However, such dividends may also be taxed in the Contracting State of which the
company paying the dividends is a resident and according to the laws of that
State, but if the recipient is the beneficial owner of the dividends the tax so
charged shall not exceed : (a) 10
per cent of the gross amount of the dividends if the beneficial owner is a
company which holds directly at least 25 per cent of the shares of the company
paying the dividends; (b) 15
per cent of the gross amount of the dividends in all other cases. This
paragraph shall not affect the taxation of the company in respect of the
profits out of which the dividends are paid. 3. The
term dividends as used in this Article means income from shares or other
rights, not being debt-claims, participating in profits, as well as income from
other rights which is subjected to the same taxation treatment as income from
shares under the laws of the Contracting State of which the company making the
distribution is a resident. 4. The
provisions of paragraphs 1 and 2 shall not apply if the beneficial owner of the
dividends, being a resident of a Contracting State, carries on business in the
other Contracting State of which the company paying the dividends is a
resident, through a permanent
establishment situated therein, or performs in that other State independent
personal services from a fixed base situated therein, and the holding, in
respect of which, the dividends are paid, is effectively connected with such
permanent establishment or fixed base. In such case, the provisions of Article
7 or 14, as the case may be, shall apply. 5. Where
a company which is a resident of a Contracting State derives profits or income
from the other Contracting State, that other State may not impose any tax on
the dividends paid by the company, except insofar as such dividends are paid to
a resident of that other State or insofar as the holding in respect of which
the dividends are paid is effectively connected with a permanent establishment
or a fixed base situated in that other State, nor subject the companys
undistributed profits to a tax on the companys undistributed profits, even if the
dividends paid or the undistributed profits consist wholly or partly of profits
or income arising in that other State. Article 11 : Interest
- 1. Interest arising in a Contracting State and paid to a resident
of the other Contracting State may be taxed in that other State. 2.
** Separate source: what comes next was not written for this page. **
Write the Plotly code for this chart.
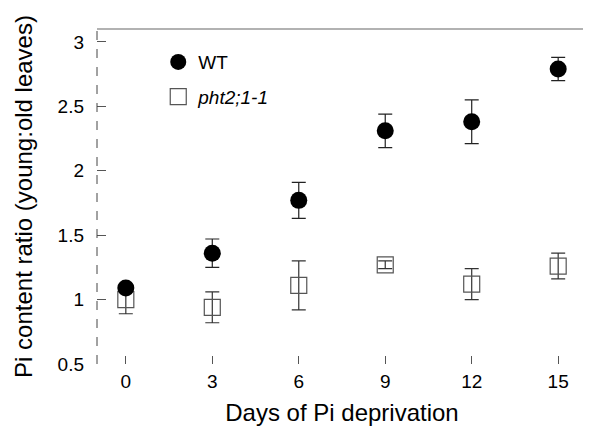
import plotly.graph_objects as go

days = [0, 3, 6, 9, 12, 15]
wt_mean = [1.09, 1.36, 1.77, 2.31, 2.38, 2.79]
wt_err = [0.03, 0.11, 0.14, 0.13, 0.17, 0.09]
mut_mean = [1.00, 0.94, 1.11, 1.27, 1.12, 1.26]
mut_err = [0.11, 0.12, 0.19, 0.03, 0.12, 0.10]
x_ticks = [0, 3, 6, 9, 12, 15]
y_ticks = [0.5, 1, 1.5, 2, 2.5, 3]
x_range = [-1, 16]
y_range = [0.5, 3.1]

FONT = "Liberation Sans, Arial, Helvetica, sans-serif"

fig = go.Figure()
fig.add_trace(go.Scatter(
    x=days, y=mut_mean, mode="markers", name="<i>pht2;1-1</i>",
    legendgroup="b",
    marker=dict(symbol="square-open", size=16, color="#555555", line=dict(width=1.2)),
    error_y=dict(type="data", array=mut_err, visible=True, color="#333333", thickness=1.2, width=7),
    legendrank=2,
))
fig.add_trace(go.Scatter(
    x=days, y=wt_mean, mode="markers", name="WT",
    legendgroup="a",
    marker=dict(symbol="circle", size=17, color="black"),
    error_y=dict(type="data", array=wt_err, visible=True, color="#222222", thickness=1.2, width=7),
    legendrank=1,
))

# The page body has an 8px default margin, so the figure is sized to compensate.
fig.update_layout(
    width=583, height=419,
    margin=dict(l=89, r=4, t=21, b=63),
    paper_bgcolor="white", plot_bgcolor="white",
    font=dict(family=FONT, size=19, color="black"),
    showlegend=True,
    legend=dict(x=0.125, y=0.958, xanchor="left", yanchor="top",
                bgcolor="rgba(0,0,0,0)", font=dict(size=19), tracegroupgap=7,
                itemsizing="trace"),
    xaxis=dict(range=x_range, tickvals=x_ticks, ticks="inside", ticklen=8,
               tickcolor="#555555", tickwidth=1, showgrid=False, zeroline=False,
               showline=False, tickfont=dict(size=19), ticklabelstandoff=4,
               automargin=False,
               title=dict(text="Days of Pi deprivation", font=dict(size=24), standoff=13)),
    yaxis=dict(range=y_range, tickvals=y_ticks, ticktext=["0.5", "1", "1.5", "2", "2.5", "3"],
               ticks="inside", ticklen=9, tickcolor="#555555", tickwidth=1,
               showgrid=False, zeroline=False, showline=False, tickfont=dict(size=19),
               ticklabelstandoff=12, automargin=False,
               title=dict(text="Pi content ratio (young:old leaves)", font=dict(size=24), standoff=18)),
    shapes=[
        dict(type="line", xref="paper", yref="paper", x0=0, x1=0, y0=0, y1=1,
             line=dict(color="#444444", width=1, dash="dash")),
        dict(type="line", xref="paper", yref="paper", x0=0, x1=1, y0=1, y1=1,
             line=dict(color="#999999", width=1.5)),
        dict(type="line", xref="x", yref="paper", x0=x_range[1], x1=x_range[1], y0=0, y1=1,
             line=dict(color="#777777", width=1.5, dash="dash")),
    ],
)

fig.write_html("out.html")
However, such interest may also be taxed in the Contracting State in which it
arises and according to the laws of that State, but if the recipient is the
beneficial owner of the interest the tax so charged shall not exceed 10 per cent of the gross amount of the interest. 3.
Notwithstanding the provisions of paragraph 2, (a) interest
arising in a Contracting State shall be exempt from tax in that State provided
it is derived and beneficially owned by : (i) the
Government, a political sub-division or a local authority of the other
Contracting State; or (ii) the
Central Bank of the other Contracting State or any other bank or Governmental
financial institutions that may be mutually agreed upon between the two
Contracting States; (b) interest
arising in a Contracting State shall be exempt from tax in that Contracting
State to the extent approved by the Government of that State if it is derived
and beneficially owned by any person, other than a person referred to in
sub-paragraph (a), who is a resident of the other Contracting State,
provided that the transaction giving rise to the debt-claim has been approved
in this regard by the Government of the first-mentioned Contracting State. 4. The
term interest as used in this Article means income from debt-claims of every
kind, whether or not secured by mortgage and whether or not carrying a right to
participate in the debtors profits, and in particular, income from Government
securities and income from bonds or debentures, including premiums and prizes
attaching to such securities, bonds or debentures. Penalty charges for late
payment shall not be regarded as interest for the purpose of this Article. 5. The
provisions of paragraphs 1 and 2 shall not apply if the beneficial owner of the
interest, being a resident of a Contracting State, carries on business in the
other Contracting State in which interest arises, through a permanent
establishment situated therein, or performs in that other State independent
personal services from a fixed base situated therein, and the debt-claim in
respect of which the interest is paid is effectively connected with such
permanent establishment or fixed base. In such a case, the provisions of
Article 7 or 14, as the case may be, shall apply. 6.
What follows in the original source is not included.